La película se nos muestra de éste modo tan excesiva, tan entrelazada en toda su crítica, que es imposible coger un sólo elemento para analizarlo de forma pormenorizada ignorando los demás: si pretendemos hablar de Southland Tales, debemos hablar de la totalidad de los hechos que en él acontece. Incluso si no queremos o no nos interesa, nuestro edificio quedaría cojo si no cogiéramos cada uno de los elementos teóricos que acaban por configurar el mapa definitivo del capitalismo (en forma de opereta) que supone la película.
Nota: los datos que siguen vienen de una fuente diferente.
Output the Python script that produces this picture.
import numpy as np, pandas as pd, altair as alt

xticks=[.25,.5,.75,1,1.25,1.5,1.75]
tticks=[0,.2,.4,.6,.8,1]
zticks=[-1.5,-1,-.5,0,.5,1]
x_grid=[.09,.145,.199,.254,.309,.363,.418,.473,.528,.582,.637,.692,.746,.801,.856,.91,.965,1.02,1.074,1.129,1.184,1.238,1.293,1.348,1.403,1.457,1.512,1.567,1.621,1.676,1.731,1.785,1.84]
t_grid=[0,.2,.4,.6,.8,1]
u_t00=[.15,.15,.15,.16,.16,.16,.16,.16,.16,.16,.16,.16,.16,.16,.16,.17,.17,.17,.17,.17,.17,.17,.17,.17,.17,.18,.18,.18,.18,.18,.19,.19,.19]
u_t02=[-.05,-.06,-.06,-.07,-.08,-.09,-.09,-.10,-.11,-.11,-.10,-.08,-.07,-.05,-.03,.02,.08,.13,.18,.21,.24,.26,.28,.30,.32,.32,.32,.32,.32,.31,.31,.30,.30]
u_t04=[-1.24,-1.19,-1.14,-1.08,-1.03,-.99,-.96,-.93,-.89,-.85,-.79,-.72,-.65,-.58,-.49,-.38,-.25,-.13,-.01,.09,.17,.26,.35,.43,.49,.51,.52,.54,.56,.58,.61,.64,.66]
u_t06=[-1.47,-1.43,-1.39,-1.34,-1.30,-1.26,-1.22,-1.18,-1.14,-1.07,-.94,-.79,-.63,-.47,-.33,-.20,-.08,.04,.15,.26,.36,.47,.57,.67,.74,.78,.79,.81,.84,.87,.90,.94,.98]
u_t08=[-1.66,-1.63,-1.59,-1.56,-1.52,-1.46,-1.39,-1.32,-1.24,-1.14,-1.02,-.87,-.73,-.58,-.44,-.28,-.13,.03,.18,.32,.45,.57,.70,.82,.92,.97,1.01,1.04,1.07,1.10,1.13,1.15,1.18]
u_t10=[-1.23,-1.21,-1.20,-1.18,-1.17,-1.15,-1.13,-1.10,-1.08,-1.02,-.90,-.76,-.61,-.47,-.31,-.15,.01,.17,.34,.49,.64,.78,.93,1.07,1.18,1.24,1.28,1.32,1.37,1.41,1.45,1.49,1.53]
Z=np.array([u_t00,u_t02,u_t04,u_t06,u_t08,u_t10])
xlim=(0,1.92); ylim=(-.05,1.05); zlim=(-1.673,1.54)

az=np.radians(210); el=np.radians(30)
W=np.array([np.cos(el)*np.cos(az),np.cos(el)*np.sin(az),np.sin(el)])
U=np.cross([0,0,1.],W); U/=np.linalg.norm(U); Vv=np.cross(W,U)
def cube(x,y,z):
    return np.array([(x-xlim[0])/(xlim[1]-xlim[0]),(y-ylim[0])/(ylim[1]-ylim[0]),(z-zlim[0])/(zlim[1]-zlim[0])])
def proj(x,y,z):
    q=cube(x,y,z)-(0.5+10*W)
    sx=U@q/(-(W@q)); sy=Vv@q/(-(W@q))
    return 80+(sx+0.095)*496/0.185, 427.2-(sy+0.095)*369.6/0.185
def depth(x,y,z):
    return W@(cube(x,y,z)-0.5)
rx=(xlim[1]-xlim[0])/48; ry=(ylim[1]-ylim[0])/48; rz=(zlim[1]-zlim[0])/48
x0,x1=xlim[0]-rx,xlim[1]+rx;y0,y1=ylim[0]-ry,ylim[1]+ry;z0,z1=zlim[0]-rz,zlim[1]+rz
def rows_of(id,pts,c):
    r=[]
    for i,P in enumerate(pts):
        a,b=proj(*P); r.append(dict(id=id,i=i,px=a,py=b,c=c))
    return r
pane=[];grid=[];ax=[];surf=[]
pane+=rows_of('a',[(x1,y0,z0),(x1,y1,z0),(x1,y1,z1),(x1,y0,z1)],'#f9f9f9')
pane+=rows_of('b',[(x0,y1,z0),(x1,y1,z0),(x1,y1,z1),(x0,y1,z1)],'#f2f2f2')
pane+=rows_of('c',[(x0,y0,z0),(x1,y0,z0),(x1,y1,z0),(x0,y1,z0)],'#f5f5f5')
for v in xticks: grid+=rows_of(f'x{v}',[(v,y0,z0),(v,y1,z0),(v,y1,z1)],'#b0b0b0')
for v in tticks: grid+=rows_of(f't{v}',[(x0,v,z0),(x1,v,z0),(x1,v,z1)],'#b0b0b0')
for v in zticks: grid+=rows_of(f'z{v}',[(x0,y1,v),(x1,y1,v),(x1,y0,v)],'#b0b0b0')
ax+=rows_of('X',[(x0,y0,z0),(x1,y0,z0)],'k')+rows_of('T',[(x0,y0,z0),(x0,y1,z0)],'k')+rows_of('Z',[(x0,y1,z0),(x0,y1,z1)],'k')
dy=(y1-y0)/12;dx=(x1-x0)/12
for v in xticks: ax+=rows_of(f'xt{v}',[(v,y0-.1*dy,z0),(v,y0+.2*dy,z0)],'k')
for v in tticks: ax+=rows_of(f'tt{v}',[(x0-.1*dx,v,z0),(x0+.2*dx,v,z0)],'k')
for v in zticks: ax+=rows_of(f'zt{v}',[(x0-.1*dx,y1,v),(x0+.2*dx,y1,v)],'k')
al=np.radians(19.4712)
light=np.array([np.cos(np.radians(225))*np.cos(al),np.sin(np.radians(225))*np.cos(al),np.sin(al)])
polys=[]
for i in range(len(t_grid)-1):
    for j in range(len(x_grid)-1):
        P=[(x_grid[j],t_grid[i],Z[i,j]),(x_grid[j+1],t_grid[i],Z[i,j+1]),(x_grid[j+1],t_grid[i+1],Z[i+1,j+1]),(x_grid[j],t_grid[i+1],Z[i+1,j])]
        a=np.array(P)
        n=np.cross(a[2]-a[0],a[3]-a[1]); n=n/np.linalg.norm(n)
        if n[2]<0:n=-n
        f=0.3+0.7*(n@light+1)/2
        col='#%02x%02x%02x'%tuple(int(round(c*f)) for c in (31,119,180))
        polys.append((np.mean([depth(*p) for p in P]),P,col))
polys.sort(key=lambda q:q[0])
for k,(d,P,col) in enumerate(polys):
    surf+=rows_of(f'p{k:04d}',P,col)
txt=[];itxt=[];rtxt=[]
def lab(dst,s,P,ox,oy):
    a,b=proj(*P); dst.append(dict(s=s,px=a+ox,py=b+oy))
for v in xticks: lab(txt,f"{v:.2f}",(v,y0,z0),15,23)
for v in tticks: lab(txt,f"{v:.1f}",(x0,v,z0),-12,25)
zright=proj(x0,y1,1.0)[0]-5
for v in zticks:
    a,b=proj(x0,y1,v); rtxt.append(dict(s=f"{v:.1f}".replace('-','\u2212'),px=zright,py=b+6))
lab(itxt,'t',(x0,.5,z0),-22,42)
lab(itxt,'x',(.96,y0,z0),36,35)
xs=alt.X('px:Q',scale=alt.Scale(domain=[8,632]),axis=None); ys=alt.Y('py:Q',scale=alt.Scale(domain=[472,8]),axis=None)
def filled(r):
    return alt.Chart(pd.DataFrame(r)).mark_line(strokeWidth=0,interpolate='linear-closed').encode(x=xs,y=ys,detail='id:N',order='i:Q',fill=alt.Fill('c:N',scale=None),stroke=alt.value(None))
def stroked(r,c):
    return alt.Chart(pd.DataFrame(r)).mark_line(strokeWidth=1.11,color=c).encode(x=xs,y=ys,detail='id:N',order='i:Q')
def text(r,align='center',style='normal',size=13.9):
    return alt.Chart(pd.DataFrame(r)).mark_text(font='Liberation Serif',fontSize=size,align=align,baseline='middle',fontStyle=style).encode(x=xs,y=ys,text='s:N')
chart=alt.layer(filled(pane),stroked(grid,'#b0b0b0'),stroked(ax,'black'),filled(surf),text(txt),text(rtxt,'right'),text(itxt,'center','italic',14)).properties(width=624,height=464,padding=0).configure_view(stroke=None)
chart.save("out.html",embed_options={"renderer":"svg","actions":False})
Su intrincado desarrollo se desnuda con placer ante nuestros ojos haciendo acopio de la desvergüenza necesaria para que observemos cada uno de sus puntos, incluso aquellos más al límite, incluso aquellos que otros ocultarían sólo por vergüenza de que pudieran ser vistos sus defectos. Es por eso que no tiene demasiado problema en narrarnos planes de aniquilación con un musical o presentarnos anuncios y fragmentos de reality shows o informativo como ventana a través de la cual poder comprender la lógica que subyace detrás de esa preponderancia discursiva tan dada al exceso: el capitalismo, representado en el US-IDent, quiere ocultar que exista alguna forma de conexión entre todas las cosas contrario al discurso oficial —lo cual sería a través de la semi-metáfora de la censura de Internet, que es más sugestiva si se piensa como una metáfora del intento de anular toda posibilidad de que exista una conexión absoluta — ; los neo-marxistas buscarían el mismo propósito que la US-IDent, pero para su propio discurso; y el individuo medio sólo quiere salvar la vida ante el evidente choque de ideologías ciegas que no responden más que por sus propios intereses.
Intentar hacer una lectura de Southland Tales roza lo imposible; en último término, no es más que la historia fundacional de un nuevo estado que no existe porque, de hecho, no es más que una espeluznante metáfora al respecto de nuestro propio mundo. La historia de como el mal, todo aquello que no se circunscribe dentro de ningún gran pacto ideológico, de una identidad auténtica, se ha quedado ya siempre fuera de la historia.